The recent agitations in various parts of the country in the wake of the Citizenship (Amendment) Bill, 2019, (CAA) passed by the parliament have taken the country by surprise. Communal peace and harmony has been witnessed for quite some time now, to the extent that many had started thinking that peaceful coexistence between communities has, at last, become a reality in India; the fact that something as inconsequential as the CAA could break this bubble is worrisome.
There is of course, a political dimension to all of this, a canard has been spread that the ruling Bharatiya Janata Party (BJP) under the garb of the CAA, National Register of Citizens (NRC) and National Population Register (NPR) is setting the stage to throw the Muslim community out of the Nation.
A reality check would affirm that sending back Muslim from neighbouring countries will be a big problem even after they have been identified as aliens. Most of these people are very poor; they will have nothing that proves them to be citizens of any other neighbouring country, so how will the Indian government prevail upon the government of the neighbouring government to accept them? Nobody can be kept in a detention camp in perpetuity – if at all detention camps are set up. If identified aliens cannot be sent out where does the question of sending out even one bona-fide citizen of this country arise?
It being firmly established that the reason behind the protest and agitation does not hold any merit, the question of a trust deficit between communities in the country takes centre stage. Behind this trust deficit is “Secularism” and “Minority,” two words that are dividing the nation like none others. Under the circumstances the divisive context of these oft repeated words needs to be seen in perspective.
The Forty second amendment of the Constitution of India enacted in 1976 added the words secular and socialist in the preamble of the Constitution. The addition should have effectively divorced religion from the state and should have, as such, done away with what is termed as “minority rights” in the country. It should have paved the way for Universal Civil Code and done away with subsidies and financial support on the basis of religion. Since this did not happen, the two conflicting concepts of “Secular” and “Minority” have been creating confusion and are being leveraged by political entities for electoral gains.
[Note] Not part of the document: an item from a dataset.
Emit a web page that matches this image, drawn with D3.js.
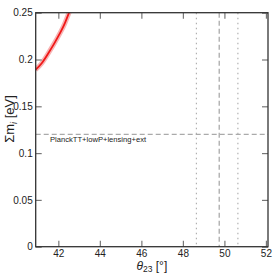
<!DOCTYPE html>
<html>
<head>
<meta charset="utf-8">
<script src="https://cdn.jsdelivr.net/npm/d3@7"></script>
<style>
  body { margin: 0; background: #fff; }
  text { font-family: "Liberation Sans", Arial, sans-serif; }
</style>
</head>
<body>
<div id="chart"></div>
<script>
var width = 273, height = 275,
    margin = {top: 12.7, right: 5, bottom: 28.3, left: 35.7};

// red band: theta23 [deg] vs sum of masses [eV]
var curveTheta = [40.9, 41.2, 41.5, 41.8, 42.1, 42.3, 42.55];
var curveSum   = [0.189, 0.196, 0.206, 0.217, 0.229, 0.238, 0.252];
var planckLimit = 0.12, planckLabel = "PlanckTT+lowP+lensing+ext";
var dashedTheta = [49.75];
var dottedTheta = [48.65, 50.65];
var xTicks = [42, 44, 46, 48, 50, 52];
var yTicks = [0, 0.05, 0.1, 0.15, 0.2, 0.25];
var yTickLabels = ["0", "0.05", "0.1", "0.15", "0.2", "0.25"];

var svg = d3.select("#chart").append("svg")
    .attr("width", width)
    .attr("height", height);

var w = width - margin.left - margin.right,
    h = height - margin.top - margin.bottom;

var x = d3.scaleLinear().domain([40.91, 52.1]).range([0, w]);
var y = d3.scaleLinear().domain([0, 0.25]).range([h, 0]);

var g = svg.append("g")
    .attr("transform", "translate(" + margin.left + "," + margin.top + ")");

svg.append("clipPath").attr("id", "clip")
  .append("rect").attr("width", w).attr("height", h);

var plot = g.append("g").attr("clip-path", "url(#clip)");

var pts = curveTheta.map(function(t, i) { return [t, curveSum[i]]; });
var line = d3.line()
    .x(function(d) { return x(d[0]); })
    .y(function(d) { return y(d[1]); })
    .curve(d3.curveNatural);

plot.append("path").datum(pts)
    .attr("d", line)
    .attr("fill", "none")
    .attr("stroke", "#f7b4b4")
    .attr("stroke-width", 5);
plot.append("path").datum(pts)
    .attr("d", line)
    .attr("fill", "none")
    .attr("stroke", "#f01818")
    .attr("stroke-width", 1.8);

// reference lines
plot.append("line")
    .attr("x1", 0).attr("x2", w)
    .attr("y1", y(planckLimit)).attr("y2", y(planckLimit))
    .attr("stroke", "#aaa").attr("stroke-width", 1.3)
    .attr("stroke-dasharray", "5,3");

plot.selectAll(".vdash").data(dashedTheta).enter().append("line")
    .attr("x1", function(d) { return x(d); }).attr("x2", function(d) { return x(d); })
    .attr("y1", 0).attr("y2", h)
    .attr("stroke", "#aaa").attr("stroke-width", 1.3)
    .attr("stroke-dasharray", "5,3");

plot.selectAll(".vdot").data(dottedTheta).enter().append("line")
    .attr("x1", function(d) { return x(d); }).attr("x2", function(d) { return x(d); })
    .attr("y1", 0).attr("y2", h)
    .attr("stroke", "#aaa").attr("stroke-width", 1.1)
    .attr("stroke-dasharray", "1.5,3.5");

g.append("text")
    .attr("x", x(41.6)).attr("y", y(planckLimit) + 8)
    .attr("font-size", 7.6)
    .attr("fill", "#222")
    .text(planckLabel);

// axes, ticks inside on all four sides
var tickLen = 6;
function styleAxis(sel) {
  sel.select(".domain").remove();
  sel.selectAll(".tick line").attr("stroke", "#777").attr("stroke-width", 1.2);
  sel.selectAll(".tick text").attr("fill", "#222").attr("font-size", 10)
     .attr("font-family", "Liberation Sans, Arial, sans-serif");
}

g.append("g").attr("transform", "translate(0," + h + ")")
    .call(d3.axisBottom(x).tickValues(xTicks).tickSizeInner(-tickLen).tickSizeOuter(0).tickPadding(3))
    .call(styleAxis);
g.append("g")
    .call(d3.axisTop(x).tickValues(xTicks).tickSizeInner(-tickLen).tickSizeOuter(0).tickFormat(""))
    .call(styleAxis);
g.append("g")
    .call(d3.axisLeft(y).tickValues(yTicks).tickSizeInner(-tickLen).tickSizeOuter(0).tickPadding(3)
      .tickFormat(function(d, i) { return yTickLabels[i]; }))
    .call(styleAxis);
g.append("g").attr("transform", "translate(" + w + ",0)")
    .call(d3.axisRight(y).tickValues(yTicks).tickSizeInner(-tickLen).tickSizeOuter(0).tickFormat(""))
    .call(styleAxis);

g.append("rect")
    .attr("width", w).attr("height", h)
    .attr("fill", "none")
    .attr("stroke", "#333").attr("stroke-width", 1.3);

// axis titles
var xl = g.append("text")
    .attr("x", w / 2).attr("y", h + 23)
    .attr("text-anchor", "middle")
    .attr("font-size", 12)
    .attr("fill", "#222");
xl.append("tspan").attr("font-style", "italic").text("θ");
xl.append("tspan").attr("font-size", 8.5).attr("dy", 2.5).text("23");
xl.append("tspan").attr("dy", -2.5).text(" [°]");

var yl = svg.append("text")
    .attr("transform", "translate(14," + 119 + ") rotate(-90)")
    .attr("text-anchor", "middle")
    .attr("font-size", 13)
    .attr("fill", "#222");
yl.append("tspan").text("Σm");
yl.append("tspan").attr("font-size", 9).attr("font-style", "italic").attr("dy", 3).text("i");
yl.append("tspan").attr("dy", -3).text(" [eV]");
</script>
</body>
</html>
It, however, cannot be denied that minority communities in a country as diverse as India require some special attention failing which their voices tend to get lost. It is for this reason that successive governments of all political parties have maintained a Ministry of Minority Affairs, which acts as the apex body for the central government’s regulatory and developmental programmes for the minority communities. Muslims, Sikhs, Christians, Buddhists, Parsis and Jains have been notified as minority communities by the Gazette of India.
There is no legal definition of national minorities in international law though protection of minorities is outlined by the United Nations. Basically it can be said that, in a democracy, a minority community is one that does not have the numbers to influence political decisions and as such needs to be protected.
Muslims in India are presently nearly 20 percent in a total population of 1.3 Billion. Their numbers standing as about 250 Million is larger than the population of many Muslim countries. Sikhs at about 20 Million pale in comparison what to talk of the Parsis who are only about a hundred thousand.
With such numbers, Muslims do have the capacity to influence political decisions, a capacity that they have exhibited on more than one occasion. There are also states like J&K where they constitute a majority and others like Uttar Pradesh and Bihar where they are significant in number. With this kind of a representation, it would be only fitting Muslims be defined as the “second largest majority” in India.
Hindus are looked upon as the majority in India, but, is it proper to look upon Hindus as a single homogenous community? Defining Hindu is a complex enough matter to have engaged the Supreme Court of the nation on seven occasions since 1996. Hinduism has, since long, given way to Hindutva that is defined as a “way of life,” an all encompassing cultural, national, spiritual and religious identity.
It can be said that while the religious entities like the Muslims, Christians and Sikhs adhere to a single book and a structured concept of religion, the same is not the case with the Hindus. They follow different Gods, pray in different ways; even have different dress codes, languages and eating habits apart from the different castes and categories.
With Hindus not falling in the category of a holistic religious community the derivative automatically is of Muslims being the “largest single religious population in India” which adds another dimension to their majority status within the country.
The aforementioned argument is further substantiated by a Public Interest Litigation (PIL) filed before the Supreme Court to declare Hindus as minorities in seven states namely Lakshadweep, Nagaland, Mizoram, Meghalaya, Arunachal Pradesh, Manipur, Punjab and J&K. Hindus are suffering greatly in matters concerning jobs, education scholarship, health etc. because of exclusion from the minority status in these states.
The Constitution of India has given no clear cut definition of minorities which automatically leaves it to the government to take the decision. The Supreme Court has also called upon the government to work towards gradually eliminating the minority and majority classes which is a constitutional goal. It has elaborated that atmosphere of mutual fear and distrust can create threat to the integrity of the country and sow seeds of Multi-nationalism
Some criteria of population should be set below which a community will be called a minority.
As a mature and a vibrant democracy India needs to reassess the ground reality in terms of minorities and carry out a course correction to ensure that hat justice is be meted out to the actual minorities in the country. By concentrating too much in an area that has outgrown the requirement others who are in need of attention are being sidelined. This should not be allowed to happen.